High-Efficiency Flexible Zn-Air Batteries Enabled by Agarose Based Oxygen Electrocatalyst and Gel Electrolyte Through Bidirectionally Synergistic Optimization Strategy.

Flexible Zn-air batteries (F-ZABs) typically suffer from limited cycle life due to sluggish oxygen electrocatalytic kinetics and unstable electrochemical interfaces. A bidirectionally synergistic strategy for profit is proposed from the unique elemental characteristics and molecular architecture of agarose to simultaneously construct a triple-doped N, P, O oxygen electrocatalyst with multiple active sites and gel electrolyte with exceptional mechanical robustness and weather resistance.
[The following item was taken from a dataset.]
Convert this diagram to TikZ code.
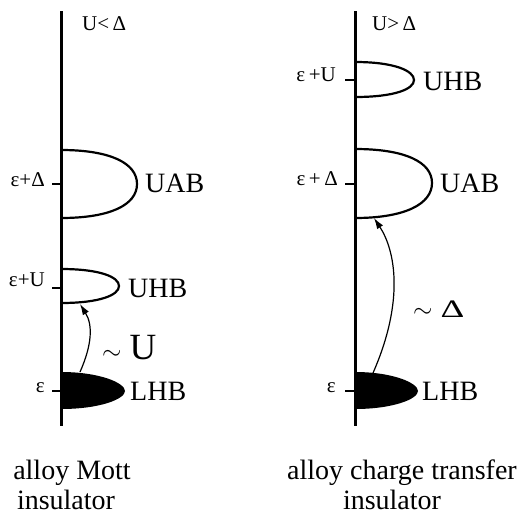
\documentclass[tikz,border=0pt]{standalone}
\usepackage{fontspec}
\setmainfont{Liberation Serif}
\usetikzlibrary{arrows.meta}
\begin{document}
\begin{tikzpicture}[x=1pt,y=-1pt,
  axisline/.style={line width=3pt},
  tickmark/.style={line width=2.5pt},
  band/.style={line width=2.2pt},
  lvl/.style={font=\fontsize{21}{23}\selectfont, inner sep=0pt},
  bandlbl/.style={font=\fontsize{28}{30}\selectfont, inner sep=0pt, anchor=base west},
  caption/.style={font=\fontsize{28}{30}\selectfont, align=center, inner sep=0pt, anchor=north},
  gaplbl/.style={inner sep=0pt, anchor=base west},
  excite/.style={line width=1.2pt, -{Latex[length=11pt,width=7pt]}}
]
\useasboundingbox (0,0) rectangle (522,517);

% ---------- left panel: alloy Mott insulator ----------
\draw[band] (61,150) .. controls (110,150) and (137,163) .. (137,184) .. controls (137,205) and (110,218) .. (61,218);
\draw[band] (61,269) .. controls (100,269) and (119,277) .. (119,286) .. controls (119,295) and (100,303) .. (61,303);
\fill (61,372) .. controls (100,372) and (125,383) .. (125,391) .. controls (125,399) and (100,409) .. (61,409) -- cycle;
\draw[axisline] (61,11) -- (61,426);
\draw[tickmark] (52,184) -- (61,184);
\draw[tickmark] (52,288) -- (61,288);
\draw[tickmark] (52,391) -- (61,391);

\node[lvl, anchor=base west] (Ltitle) at (82,30) {U<\,Δ};
\node[lvl, anchor=base east] (LlvlA) at (45,186) {ε+Δ};
\node[lvl, anchor=base east] (LlvlU) at (45,286) {ε+U};
\node[lvl, anchor=base east] (Llvl0) at (45,392) {ε};
\node[bandlbl] (LUAB) at (145,192) {UAB};
\node[bandlbl] (LUHB) at (128,297) {UHB};
\node[bandlbl] (LLHB) at (130,400) {LHB};
\node[gaplbl] (Lgap) at (102,359) {{\fontsize{31}{33}\selectfont$\sim$}\hspace{8pt}{\fontsize{37}{40}\selectfont U}};

\coordinate (Lfrom) at (80,372);
\coordinate (Lto) at (80,304);
\draw[excite] (Lfrom) .. controls (92,345) and (93,325) .. (Lto);

\node[caption] (Lcap) at (72,460) {alloy Mott\\\hspace*{-12pt}insulator};

% ---------- right panel: alloy charge transfer insulator ----------
\draw[band] (355,62) .. controls (395,62) and (414,71) .. (414,80) .. controls (414,89) and (395,97) .. (355,97);
\draw[band] (355,149) .. controls (405,149) and (432,162) .. (432,183) .. controls (432,204) and (405,218) .. (355,218);
\fill (355,372) .. controls (393,372) and (418,383) .. (418,391) .. controls (418,399) and (393,409) .. (355,409) -- cycle;
\draw[axisline] (355,11) -- (355,426);
\draw[tickmark] (345,80) -- (355,80);
\draw[tickmark] (345,184) -- (355,184);
\draw[tickmark] (345,391) -- (355,391);

\node[lvl, anchor=base west] (Rtitle) at (372,30) {U>\,Δ};
\node[lvl, anchor=base east] (RlvlU) at (336,81) {ε\,+U};
\node[lvl, anchor=base east] (RlvlA) at (338,185) {ε\,+\,Δ};
\node[lvl, anchor=base east] (Rlvl0) at (336,392) {ε};
\node[bandlbl] (RUHB) at (423,90) {UHB};
\node[bandlbl] (RUAB) at (440,192) {UAB};
\node[bandlbl] (RLHB) at (422,400) {LHB};
\node[gaplbl] (Rgap) at (413,317) {{\fontsize{31}{33}\selectfont$\sim$}\hspace{8pt}\scalebox{1}[0.68]{\fontsize{37}{40}\selectfont Δ}};

\coordinate (Rfrom) at (373,373);
\coordinate (Rto) at (374,218);
\draw[excite] (Rfrom) .. controls (405,300) and (395,250) .. (Rto);

\node[caption] (Rcap) at (402,460) {alloy charge transfer\\\hspace*{-20pt}insulator};
\end{tikzpicture}
\end{document}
The electrocatalyst demonstrates superior oxygen reduction reaction (ORR) activity (E_1/2 = 0.85 V) and stability (<5 mV decay after 10,000 cycles), outperforming commercial Pt/C. Density functional theory (DFT) calculations reveal that N, O, and P species enhance O-intermediate adsorption through optimized p-band center proximity to the Fermi level. This synergy enables aqueous Zn-air (ZABs) to achieve superior cyclability of 950 h. The dual helical structure of agarose synergizes with ethylene glycol (EG) to reconstruct hydrogen─bond networks of the polyacrylamide (PAM). This design yields F-ZABs with outstanding power density (144 mW cm^-2), operational stability (205 h), tolerance to mechanical stress and extreme temperatures (-20 °C for 420 h; 60 °C for 40 h). The work provides new insights into multidimensional marine biomass utilization, highlighting the critical role of intrinsic oxygen functionalities in ORR enhancement and the pivotal impact of electrolyte mechanics on flexible battery longevity.